A primeira carta de Pedro deve ser lida juntamente com Mateus 27,51-53. O objetivo é manifestar o poder escatológico da morte de Jesus. As portas do Hades nunca prevalecerão contra a igreja (Mateus 16,18). Jesus Cristo é Senhor sobre vivos e mortos (2 Timóteo 4,1).
A primeira carta de Pedro amalgamou duas tradições, para afirmar a condenação definitiva dos anjos desobedientes e também anunciar que a geração do dilúvio pôde ouvir a pregação do Evangelho.
Jesus Cristo é vitorioso; ele destruiu a morte e “trouxe à luz a vida e a imortalidade, mediante o evangelho” (2 Timóteo 1,10). Ele tem as chaves da morte e do reino da morte (Apocalipse 1,18). Por sua morte, ele destruiu “aquele que tem o poder da morte, a saber, o diabo” (Hebreus 2,14).
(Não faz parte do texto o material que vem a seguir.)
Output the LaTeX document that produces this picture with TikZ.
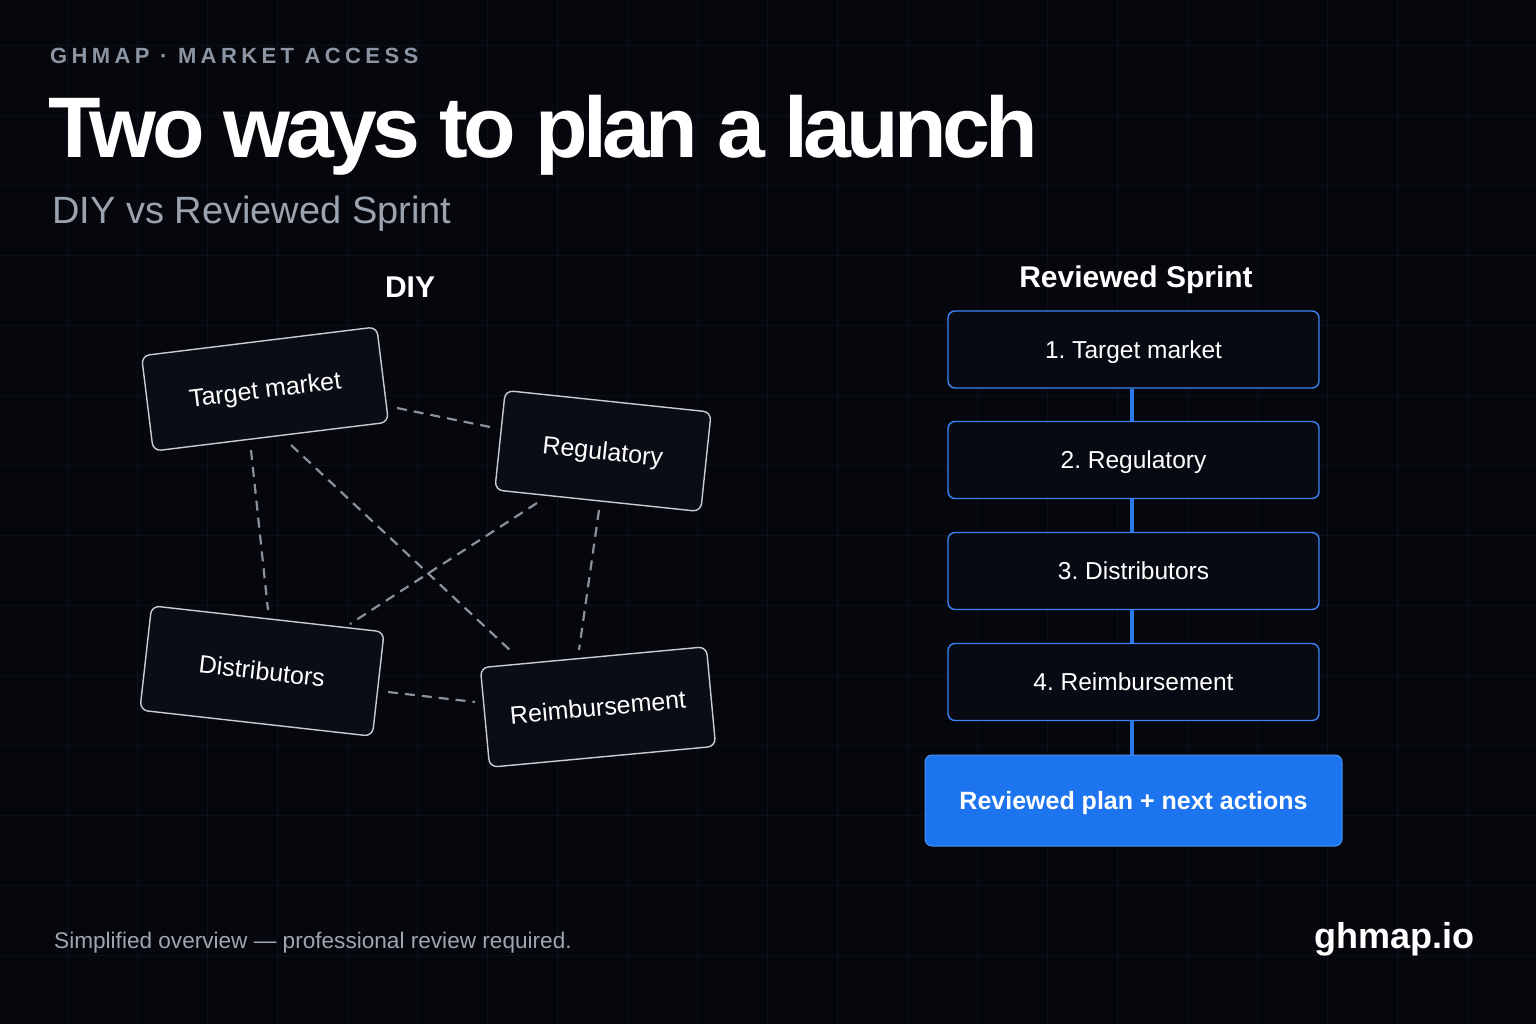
\documentclass[tikz,border=0pt]{standalone}
\usepackage{fontspec}
\setmainfont{Liberation Sans}
\usetikzlibrary{calc}
\definecolor{bg}{HTML}{05070D}
\definecolor{gridc}{HTML}{0C111D}
\definecolor{hdr}{HTML}{8B95A3}
\definecolor{sub}{HTML}{9BA3AF}
\definecolor{foot}{HTML}{A0A6B0}
\definecolor{diyfill}{HTML}{0A0D15}
\definecolor{diyline}{HTML}{C9CDD3}
\definecolor{dash}{HTML}{8B919B}
\definecolor{stepfill}{HTML}{070A12}
\definecolor{stepline}{HTML}{3B82F6}
\definecolor{conn}{HTML}{2B78E8}
\definecolor{finalblue}{HTML}{1C74EF}
\tikzset{
  diybox/.style={draw=diyline, fill=diyfill, line width=1.4pt, rounded corners=8pt,
    text=white, font=\fontsize{25}{30}\selectfont, inner sep=0pt, text height=18pt, text depth=0pt},
  dashline/.style={draw=dash, line width=2.2pt, dash pattern=on 10pt off 7pt},
  stepbox/.style={draw=stepline, fill=stepfill, line width=1.4pt, rounded corners=7pt,
    minimum width=371pt, minimum height=77pt, text=white, font=\fontsize{24.5}{29}\selectfont,
    text height=17pt, text depth=0pt},
  finalbox/.style={draw=finalblue!80!white, fill=finalblue, line width=1pt, rounded corners=7pt,
    minimum width=417pt, minimum height=91pt, text=white, font=\bfseries\fontsize{25}{30}\selectfont,
    text height=17pt, text depth=0pt},
  connline/.style={draw=conn, line width=4pt},
}
\begin{document}
\frenchspacing
\begin{tikzpicture}[x=1pt,y=-1pt]
\fill[bg] (0,0) rectangle (1536,1024);
\useasboundingbox (0,0) rectangle (1536,1024);
% faint grid
\foreach \gx in {67,137,...,1536} { \draw[gridc, line width=0.8pt] (\gx,0) -- (\gx,1024); }
\foreach \gy in {45,115,...,1024} { \draw[gridc, line width=0.8pt] (0,\gy) -- (1536,\gy); }

% header texts
\node[anchor=base west, inner sep=0pt, text=hdr, font=\bfseries\fontsize{22}{26}\selectfont\addfontfeatures{LetterSpace=20}] (kicker) at (50,64) {GHMAP · MARKET ACCESS};
\node[anchor=base west, inner sep=0pt, text=white, font=\bfseries\fontsize{86}{100}\selectfont\addfontfeatures{LetterSpace=-5.4}] (title) at (48,158) {Two ways to plan a launch};
\node[anchor=base west, inner sep=0pt, text=sub, font=\fontsize{38}{44}\selectfont] (subtitle) at (52,224) {DIY vs Reviewed Sprint};

% section headings
\node[text=white, font=\bfseries\fontsize{30}{36}\selectfont] (diyh) at (410,287) {DIY};
\node[text=white, font=\bfseries\fontsize{30}{36}\selectfont] (rsh) at (1136,280) {Reviewed Sprint};

% DIY boxes
\node[diybox, minimum width=237pt, minimum height=96pt, rotate=7] (tm) at (265,389) {Target market};
\node[diybox, minimum width=207pt, minimum height=100pt, rotate=-6] (reg) at (603,451) {Regulatory};
\node[diybox, minimum width=234pt, minimum height=105pt, rotate=-6.4] (dist) at (262,671) {Distributors};
\node[diybox, minimum width=227pt, minimum height=100pt, rotate=5.3] (reim) at (598,707) {Reimbursement};

% dashed connector end points
\coordinate (tmR) at (397,408);  \coordinate (regL) at (490,427);
\coordinate (tmB1) at (251,450); \coordinate (distT1) at (268,610);
\coordinate (tmB2) at (291,445); \coordinate (reimT1) at (512,652);
\coordinate (regB1) at (537,503); \coordinate (distT2) at (350,624);
\coordinate (regB2) at (599,510); \coordinate (reimT2) at (579,650);
\coordinate (distR) at (388,692); \coordinate (reimL) at (475,702);
\draw[dashline] (tmR) -- (regL);
\draw[dashline] (tmB1) -- (distT1);
\draw[dashline] (tmB2) -- (reimT1);
\draw[dashline] (regB1) -- (distT2);
\draw[dashline] (regB2) -- (reimT2);
\draw[dashline] (distR) -- (reimL);

% Reviewed sprint steps
\node[stepbox] (s1) at (1133.5,349.5) {1. Target market};
\node[stepbox] (s2) at (1133.5,460) {2. Regulatory};
\node[stepbox] (s3) at (1133.5,571) {3. Distributors};
\node[stepbox] (s4) at (1133.5,682) {4. Reimbursement};
\node[finalbox] (fin) at (1133.5,800.5) {Reviewed plan + next actions};
\draw[connline] ([xshift=-2pt]s1.south) -- ([xshift=-2pt]s2.north);
\draw[connline] ([xshift=-2pt]s2.south) -- ([xshift=-2pt]s3.north);
\draw[connline] ([xshift=-2pt]s3.south) -- ([xshift=-2pt]s4.north);
\draw[connline] ([xshift=-2pt]s4.south) -- ([xshift=-2pt]fin.north);

% footer
\node[anchor=base west, inner sep=0pt, text=foot, font=\fontsize{22.6}{26}\selectfont] (footer) at (54,948) {Simplified overview — professional review required.};
\node[anchor=base east, inner sep=0pt, text=white, font=\bfseries\fontsize{36}{42}\selectfont] (brand) at (1475,948) {ghmap.io};
\end{tikzpicture}
\end{document}
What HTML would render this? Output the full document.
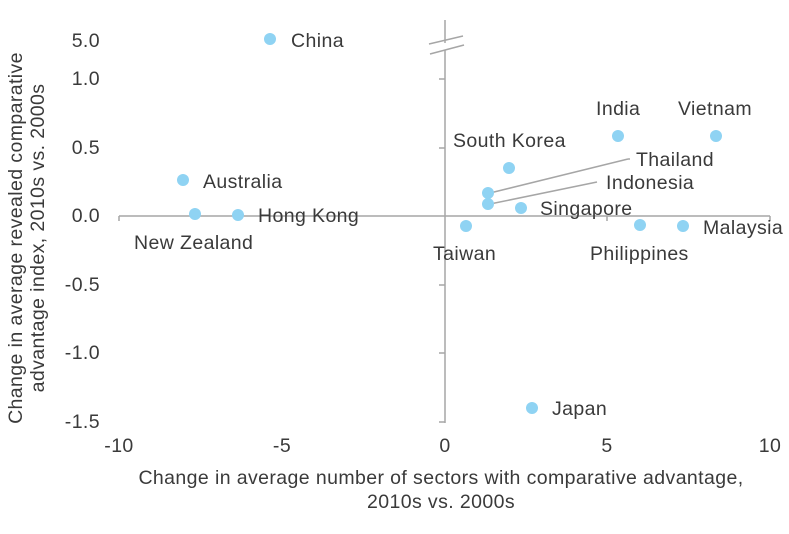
<!DOCTYPE html>
<html><head><style>body{margin:0;background:#fff}svg text{font-family:"Liberation Sans",sans-serif;fill:#3a3a3a;letter-spacing:0.4px}</style></head><body>
<svg width="789" height="529" viewBox="0 0 789 529" xmlns="http://www.w3.org/2000/svg">
<g stroke="#a6a6a6" stroke-width="1.5" fill="none">
<line x1="445" y1="20" x2="445" y2="423"/>
<line x1="119" y1="216" x2="770" y2="216"/>
<line x1="119" y1="216" x2="119" y2="221"/>
<line x1="282" y1="216" x2="282" y2="221"/>
<line x1="607" y1="216" x2="607" y2="221"/>
<line x1="770" y1="216" x2="770" y2="221"/>
<line x1="439" y1="79" x2="445" y2="79"/>
<line x1="439" y1="148" x2="445" y2="148"/>
<line x1="439" y1="285" x2="445" y2="285"/>
<line x1="439" y1="353" x2="445" y2="353"/>
<line x1="439" y1="422" x2="445" y2="422"/>
<line x1="429" y1="44" x2="463" y2="36"/>
<line x1="490" y1="193" x2="628" y2="159"/><line x1="628" y1="159" x2="630" y2="159"/>
<line x1="490" y1="204" x2="597" y2="182"/>
</g>
<rect x="440" y="43" width="10" height="7" fill="#fff"/>
<line x1="430" y1="54" x2="464" y2="45" stroke="#a6a6a6" stroke-width="1.5"/>
<g fill="#8fd3f3">
<circle cx="270" cy="39" r="6"/><circle cx="183" cy="180" r="6"/><circle cx="195" cy="214" r="6"/><circle cx="238" cy="215" r="6"/>
<circle cx="466" cy="226" r="6"/><circle cx="509" cy="168" r="6"/><circle cx="488" cy="193" r="6"/><circle cx="488" cy="204" r="6"/>
<circle cx="521" cy="208" r="6"/><circle cx="618" cy="136" r="6"/><circle cx="716" cy="136" r="6"/><circle cx="640" cy="225" r="6"/>
<circle cx="683" cy="226" r="6"/><circle cx="532" cy="408" r="6"/>
</g>
<g font-size="19.5">
<text x="291" y="47">China</text>
<text x="203" y="188">Australia</text>
<text x="134" y="249">New Zealand</text>
<text x="258" y="222">Hong Kong</text>
<text x="433" y="260">Taiwan</text>
<text x="453" y="147">South Korea</text>
<text x="636" y="166">Thailand</text>
<text x="606" y="189">Indonesia</text>
<text x="540" y="215">Singapore</text>
<text x="596" y="115">India</text>
<text x="678" y="115">Vietnam</text>
<text x="590" y="260">Philippines</text>
<text x="703" y="234">Malaysia</text>
<text x="552" y="415">Japan</text>
</g>
<g font-size="19.5" text-anchor="end">
<text x="100" y="47">5.0</text><text x="100" y="85">1.0</text><text x="100" y="154">0.5</text>
<text x="100" y="222">0.0</text><text x="100" y="291">-0.5</text><text x="100" y="359">-1.0</text><text x="100" y="428">-1.5</text>
</g>
<g font-size="19.5" text-anchor="middle">
<text x="119" y="452">-10</text><text x="282" y="452">-5</text><text x="445" y="452">0</text><text x="607" y="452">5</text><text x="770" y="452">10</text>
<text x="441" y="484">Change in average number of sectors with comparative advantage,</text>
<text x="441" y="508">2010s vs. 2000s</text>
<g transform="translate(22,238) rotate(-90)"><text x="0" y="0">Change in average revealed comparative</text><text x="0" y="22">advantage index, 2010s vs. 2000s</text></g>
</g>
</svg>
</body></html>
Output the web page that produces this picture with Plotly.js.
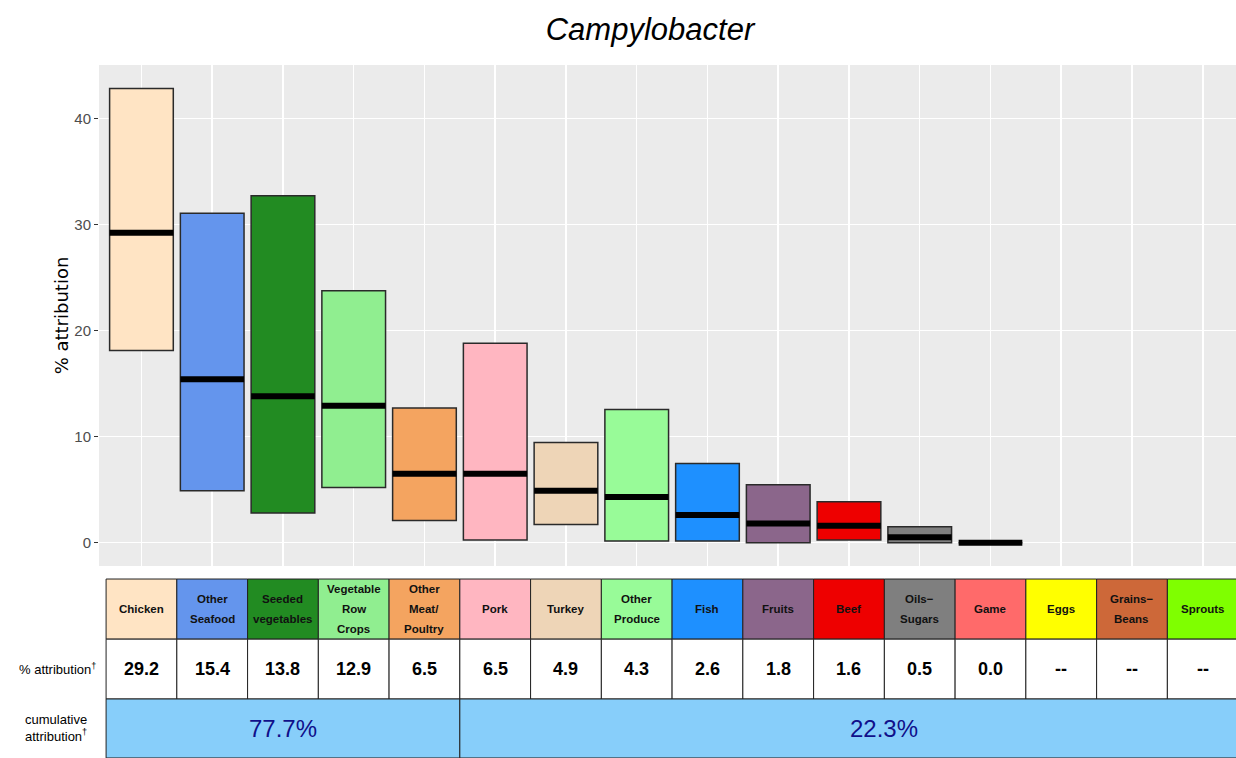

Desse modo, o povo de Deus tem a “garantia do poder reconciliador da morte de Cristo também para os que faleceram antes de seu aparecimento”. Trata-se de uma “expressão do significado de salvação universal da morte de Cristo” (Wolfhart Pannenberg, Teologia Sistemática, vol. 3, p. 804).
A obra de Cristo não conhece limites.
Bibliografia consultada:
BARTH, Gerhard. A primeira epístola de Pedro. São Leopoldo: Sinodal, 1967.
JEREMIAS, Joachim. Estudos no Novo Testamento. São Paulo: Academia Cristã, 2006.
THIELMAN, Frank. Teologia do Novo Testamento: uma abordagem canônica e sintética. São Paulo: Shedd Publicações, 2007.
PANNENBERG, Wolfhart. Teologia Sistemática (3 volumes). São Paulo: Academia Cristã e Paulus Editora, 2009.